→ **Exercise requirements**
Find, in the records below, the line that contains "Recreate this image" and the line that contains "ax.axis('off')". Copy those two lines and everything between them exactly, but not the pictures.

→ **Task inputs**
---*---

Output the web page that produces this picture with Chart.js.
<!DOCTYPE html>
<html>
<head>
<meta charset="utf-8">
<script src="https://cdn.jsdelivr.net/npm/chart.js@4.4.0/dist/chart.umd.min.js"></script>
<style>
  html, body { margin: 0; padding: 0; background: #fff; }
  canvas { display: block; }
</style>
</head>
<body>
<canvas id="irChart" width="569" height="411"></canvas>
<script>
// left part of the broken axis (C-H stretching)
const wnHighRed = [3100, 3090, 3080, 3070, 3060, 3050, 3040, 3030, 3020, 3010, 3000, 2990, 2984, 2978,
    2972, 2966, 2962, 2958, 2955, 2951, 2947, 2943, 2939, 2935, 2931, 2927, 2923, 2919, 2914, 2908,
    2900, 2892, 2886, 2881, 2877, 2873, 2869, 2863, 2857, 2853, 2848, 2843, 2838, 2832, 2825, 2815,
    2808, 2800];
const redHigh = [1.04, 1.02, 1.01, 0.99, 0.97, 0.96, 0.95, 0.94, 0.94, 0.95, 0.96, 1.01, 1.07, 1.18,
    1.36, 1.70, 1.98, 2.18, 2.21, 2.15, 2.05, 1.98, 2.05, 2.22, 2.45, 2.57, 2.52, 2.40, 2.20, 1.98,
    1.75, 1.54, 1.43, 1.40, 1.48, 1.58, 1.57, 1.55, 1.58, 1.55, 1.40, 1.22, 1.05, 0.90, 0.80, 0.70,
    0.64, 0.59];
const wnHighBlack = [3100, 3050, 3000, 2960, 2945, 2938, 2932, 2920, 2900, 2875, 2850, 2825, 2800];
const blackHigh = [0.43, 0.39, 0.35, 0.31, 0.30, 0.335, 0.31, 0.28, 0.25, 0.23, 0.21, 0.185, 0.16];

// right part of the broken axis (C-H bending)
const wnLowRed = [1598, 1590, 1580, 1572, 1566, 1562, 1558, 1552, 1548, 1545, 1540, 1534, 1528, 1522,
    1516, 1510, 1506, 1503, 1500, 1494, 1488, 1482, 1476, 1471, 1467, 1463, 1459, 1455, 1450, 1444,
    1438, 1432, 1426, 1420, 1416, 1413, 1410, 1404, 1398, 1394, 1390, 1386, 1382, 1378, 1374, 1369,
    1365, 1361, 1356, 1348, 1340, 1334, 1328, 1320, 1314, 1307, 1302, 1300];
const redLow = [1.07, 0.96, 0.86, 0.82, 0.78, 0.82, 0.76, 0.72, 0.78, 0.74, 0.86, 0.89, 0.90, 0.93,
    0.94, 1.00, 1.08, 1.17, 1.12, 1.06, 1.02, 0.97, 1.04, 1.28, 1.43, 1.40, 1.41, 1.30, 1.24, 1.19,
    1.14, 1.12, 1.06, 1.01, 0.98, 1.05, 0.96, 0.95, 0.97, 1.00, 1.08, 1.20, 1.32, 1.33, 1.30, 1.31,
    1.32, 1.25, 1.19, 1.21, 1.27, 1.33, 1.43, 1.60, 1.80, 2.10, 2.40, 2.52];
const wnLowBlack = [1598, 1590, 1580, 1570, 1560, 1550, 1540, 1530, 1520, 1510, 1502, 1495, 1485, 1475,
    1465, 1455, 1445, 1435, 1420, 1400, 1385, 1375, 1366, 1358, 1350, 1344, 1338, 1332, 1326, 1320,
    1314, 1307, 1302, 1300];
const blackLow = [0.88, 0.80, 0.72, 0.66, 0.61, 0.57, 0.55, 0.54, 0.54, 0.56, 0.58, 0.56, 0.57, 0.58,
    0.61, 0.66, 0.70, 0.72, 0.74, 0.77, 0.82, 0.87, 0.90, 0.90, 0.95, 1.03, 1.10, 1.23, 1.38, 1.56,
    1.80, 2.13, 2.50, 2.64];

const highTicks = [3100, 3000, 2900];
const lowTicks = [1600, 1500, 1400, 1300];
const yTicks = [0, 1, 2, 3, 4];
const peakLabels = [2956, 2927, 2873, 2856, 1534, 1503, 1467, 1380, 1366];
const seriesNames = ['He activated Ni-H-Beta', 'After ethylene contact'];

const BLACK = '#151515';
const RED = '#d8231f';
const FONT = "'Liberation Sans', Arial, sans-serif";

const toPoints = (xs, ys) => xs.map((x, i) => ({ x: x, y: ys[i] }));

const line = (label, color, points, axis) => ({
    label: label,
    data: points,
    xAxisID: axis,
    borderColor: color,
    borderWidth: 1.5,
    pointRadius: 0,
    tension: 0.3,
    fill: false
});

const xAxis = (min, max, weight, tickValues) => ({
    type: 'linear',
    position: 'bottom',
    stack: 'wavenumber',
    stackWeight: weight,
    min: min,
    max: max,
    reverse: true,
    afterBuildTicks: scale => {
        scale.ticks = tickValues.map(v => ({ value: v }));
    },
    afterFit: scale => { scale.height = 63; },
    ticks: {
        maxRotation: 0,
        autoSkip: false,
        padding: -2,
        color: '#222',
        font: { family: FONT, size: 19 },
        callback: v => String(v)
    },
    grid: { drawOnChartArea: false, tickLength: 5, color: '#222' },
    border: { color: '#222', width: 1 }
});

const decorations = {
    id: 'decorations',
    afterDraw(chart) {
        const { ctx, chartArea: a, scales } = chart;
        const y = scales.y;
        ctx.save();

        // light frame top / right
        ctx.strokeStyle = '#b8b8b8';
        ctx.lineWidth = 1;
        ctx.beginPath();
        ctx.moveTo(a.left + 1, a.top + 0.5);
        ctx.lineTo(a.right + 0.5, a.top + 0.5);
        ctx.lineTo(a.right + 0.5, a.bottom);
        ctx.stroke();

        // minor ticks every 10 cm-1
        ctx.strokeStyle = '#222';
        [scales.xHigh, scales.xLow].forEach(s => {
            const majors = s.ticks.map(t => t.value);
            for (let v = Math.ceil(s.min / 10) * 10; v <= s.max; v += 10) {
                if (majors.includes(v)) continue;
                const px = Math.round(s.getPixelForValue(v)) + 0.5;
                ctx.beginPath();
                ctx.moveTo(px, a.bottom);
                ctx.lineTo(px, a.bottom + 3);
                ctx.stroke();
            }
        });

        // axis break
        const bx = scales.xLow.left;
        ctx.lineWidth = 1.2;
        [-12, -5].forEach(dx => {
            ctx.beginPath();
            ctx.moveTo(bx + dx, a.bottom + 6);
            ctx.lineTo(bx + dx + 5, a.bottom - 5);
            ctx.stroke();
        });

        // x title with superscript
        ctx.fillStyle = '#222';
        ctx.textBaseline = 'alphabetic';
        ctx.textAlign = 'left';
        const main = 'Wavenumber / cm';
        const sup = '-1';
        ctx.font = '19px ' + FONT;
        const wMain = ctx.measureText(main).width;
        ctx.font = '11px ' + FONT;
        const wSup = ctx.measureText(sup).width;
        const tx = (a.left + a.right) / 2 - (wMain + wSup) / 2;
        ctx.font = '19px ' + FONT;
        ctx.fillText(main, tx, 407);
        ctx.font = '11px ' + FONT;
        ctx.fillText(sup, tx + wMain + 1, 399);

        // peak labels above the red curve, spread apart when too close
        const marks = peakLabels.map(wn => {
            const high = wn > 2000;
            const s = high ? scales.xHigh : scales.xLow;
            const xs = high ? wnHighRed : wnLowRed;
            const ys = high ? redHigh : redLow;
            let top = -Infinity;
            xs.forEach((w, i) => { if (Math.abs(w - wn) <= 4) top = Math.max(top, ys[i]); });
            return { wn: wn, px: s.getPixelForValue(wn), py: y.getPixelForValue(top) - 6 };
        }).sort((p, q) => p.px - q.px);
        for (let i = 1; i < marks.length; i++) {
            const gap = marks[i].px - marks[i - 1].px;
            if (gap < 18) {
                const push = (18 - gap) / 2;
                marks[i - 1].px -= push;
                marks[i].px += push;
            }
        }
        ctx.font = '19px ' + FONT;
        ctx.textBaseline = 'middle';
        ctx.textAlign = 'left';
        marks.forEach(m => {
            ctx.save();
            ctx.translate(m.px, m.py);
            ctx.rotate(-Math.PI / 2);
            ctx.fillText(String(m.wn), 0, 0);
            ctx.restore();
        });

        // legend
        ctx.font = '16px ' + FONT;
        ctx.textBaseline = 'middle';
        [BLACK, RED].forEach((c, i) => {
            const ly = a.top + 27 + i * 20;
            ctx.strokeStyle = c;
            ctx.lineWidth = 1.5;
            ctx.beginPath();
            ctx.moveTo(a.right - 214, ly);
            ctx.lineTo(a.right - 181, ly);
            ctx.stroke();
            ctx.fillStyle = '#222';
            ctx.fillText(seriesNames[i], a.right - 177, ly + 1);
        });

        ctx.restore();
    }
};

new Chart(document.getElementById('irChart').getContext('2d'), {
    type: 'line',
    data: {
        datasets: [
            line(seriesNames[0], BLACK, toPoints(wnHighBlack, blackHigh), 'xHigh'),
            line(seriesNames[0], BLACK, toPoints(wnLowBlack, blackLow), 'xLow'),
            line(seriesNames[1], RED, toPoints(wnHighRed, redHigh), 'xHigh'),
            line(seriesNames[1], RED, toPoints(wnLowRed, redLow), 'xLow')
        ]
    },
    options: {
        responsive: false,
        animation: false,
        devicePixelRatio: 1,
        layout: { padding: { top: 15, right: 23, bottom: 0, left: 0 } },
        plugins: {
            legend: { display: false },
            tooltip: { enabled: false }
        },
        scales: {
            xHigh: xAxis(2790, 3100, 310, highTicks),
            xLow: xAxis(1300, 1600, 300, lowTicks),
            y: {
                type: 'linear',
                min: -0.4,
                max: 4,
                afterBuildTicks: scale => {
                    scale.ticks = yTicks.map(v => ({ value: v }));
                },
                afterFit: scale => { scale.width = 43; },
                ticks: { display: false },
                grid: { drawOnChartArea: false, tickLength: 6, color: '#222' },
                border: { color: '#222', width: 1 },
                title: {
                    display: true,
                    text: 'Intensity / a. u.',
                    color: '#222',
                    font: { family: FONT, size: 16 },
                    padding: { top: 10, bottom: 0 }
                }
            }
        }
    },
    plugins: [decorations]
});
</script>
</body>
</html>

---*---

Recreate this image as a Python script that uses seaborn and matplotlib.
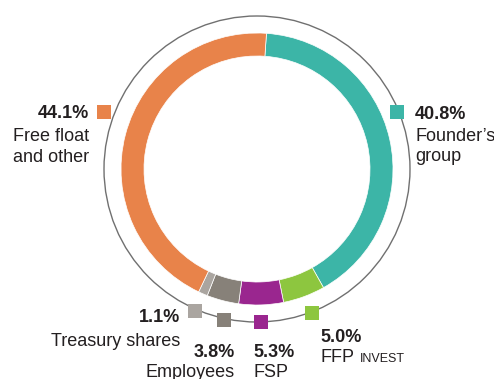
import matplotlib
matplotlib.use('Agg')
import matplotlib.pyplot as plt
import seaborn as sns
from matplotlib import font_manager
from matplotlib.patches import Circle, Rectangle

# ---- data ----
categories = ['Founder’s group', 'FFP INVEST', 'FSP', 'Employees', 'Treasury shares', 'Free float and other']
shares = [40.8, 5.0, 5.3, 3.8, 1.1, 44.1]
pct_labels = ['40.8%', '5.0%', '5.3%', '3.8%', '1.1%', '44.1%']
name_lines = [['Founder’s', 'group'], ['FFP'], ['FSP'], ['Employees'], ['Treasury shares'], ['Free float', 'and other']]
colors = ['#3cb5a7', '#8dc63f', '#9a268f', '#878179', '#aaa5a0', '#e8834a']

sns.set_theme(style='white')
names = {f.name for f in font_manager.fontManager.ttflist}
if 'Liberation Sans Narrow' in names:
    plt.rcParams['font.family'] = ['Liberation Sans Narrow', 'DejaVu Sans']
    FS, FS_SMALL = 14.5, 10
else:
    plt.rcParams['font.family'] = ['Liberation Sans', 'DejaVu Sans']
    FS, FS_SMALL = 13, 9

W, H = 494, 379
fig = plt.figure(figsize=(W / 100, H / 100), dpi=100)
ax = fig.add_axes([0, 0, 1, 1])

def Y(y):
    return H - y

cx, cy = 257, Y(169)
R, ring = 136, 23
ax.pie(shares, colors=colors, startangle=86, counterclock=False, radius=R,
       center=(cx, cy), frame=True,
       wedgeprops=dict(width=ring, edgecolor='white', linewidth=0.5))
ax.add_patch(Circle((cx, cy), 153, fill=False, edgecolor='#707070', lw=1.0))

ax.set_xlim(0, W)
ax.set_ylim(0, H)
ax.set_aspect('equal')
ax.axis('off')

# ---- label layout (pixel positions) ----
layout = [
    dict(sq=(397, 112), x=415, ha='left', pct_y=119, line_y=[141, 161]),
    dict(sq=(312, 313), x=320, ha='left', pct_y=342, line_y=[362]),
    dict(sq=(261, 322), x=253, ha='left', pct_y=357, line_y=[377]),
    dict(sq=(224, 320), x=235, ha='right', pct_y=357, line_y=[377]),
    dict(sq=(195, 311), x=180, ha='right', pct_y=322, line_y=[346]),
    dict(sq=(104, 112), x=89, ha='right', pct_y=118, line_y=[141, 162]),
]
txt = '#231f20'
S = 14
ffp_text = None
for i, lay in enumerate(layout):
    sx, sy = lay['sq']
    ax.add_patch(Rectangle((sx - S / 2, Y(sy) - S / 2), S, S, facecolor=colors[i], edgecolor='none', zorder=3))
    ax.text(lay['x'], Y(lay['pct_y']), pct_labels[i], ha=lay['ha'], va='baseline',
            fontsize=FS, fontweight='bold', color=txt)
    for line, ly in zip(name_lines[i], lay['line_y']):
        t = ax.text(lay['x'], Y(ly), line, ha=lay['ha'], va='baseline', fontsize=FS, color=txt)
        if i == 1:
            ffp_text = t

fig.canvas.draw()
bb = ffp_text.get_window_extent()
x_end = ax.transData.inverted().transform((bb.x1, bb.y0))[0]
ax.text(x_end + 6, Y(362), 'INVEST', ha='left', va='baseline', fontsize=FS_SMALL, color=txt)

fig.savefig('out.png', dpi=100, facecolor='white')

---*---

→ **Expected output**
Recreate this image as a Python script that uses seaborn and matplotlib.
import matplotlib
matplotlib.use('Agg')
import matplotlib.pyplot as plt
import seaborn as sns
from matplotlib import font_manager
from matplotlib.patches import Circle, Rectangle

# ---- data ----
categories = ['Founder’s group', 'FFP INVEST', 'FSP', 'Employees', 'Treasury shares', 'Free float and other']
shares = [40.8, 5.0, 5.3, 3.8, 1.1, 44.1]
pct_labels = ['40.8%', '5.0%', '5.3%', '3.8%', '1.1%', '44.1%']
name_lines = [['Founder’s', 'group'], ['FFP'], ['FSP'], ['Employees'], ['Treasury shares'], ['Free float', 'and other']]
colors = ['#3cb5a7', '#8dc63f', '#9a268f', '#878179', '#aaa5a0', '#e8834a']

sns.set_theme(style='white')
names = {f.name for f in font_manager.fontManager.ttflist}
if 'Liberation Sans Narrow' in names:
    plt.rcParams['font.family'] = ['Liberation Sans Narrow', 'DejaVu Sans']
    FS, FS_SMALL = 14.5, 10
else:
    plt.rcParams['font.family'] = ['Liberation Sans', 'DejaVu Sans']
    FS, FS_SMALL = 13, 9

W, H = 494, 379
fig = plt.figure(figsize=(W / 100, H / 100), dpi=100)
ax = fig.add_axes([0, 0, 1, 1])

def Y(y):
    return H - y

cx, cy = 257, Y(169)
R, ring = 136, 23
ax.pie(shares, colors=colors, startangle=86, counterclock=False, radius=R,
       center=(cx, cy), frame=True,
       wedgeprops=dict(width=ring, edgecolor='white', linewidth=0.5))
ax.add_patch(Circle((cx, cy), 153, fill=False, edgecolor='#707070', lw=1.0))

ax.set_xlim(0, W)
ax.set_ylim(0, H)
ax.set_aspect('equal')
ax.axis('off')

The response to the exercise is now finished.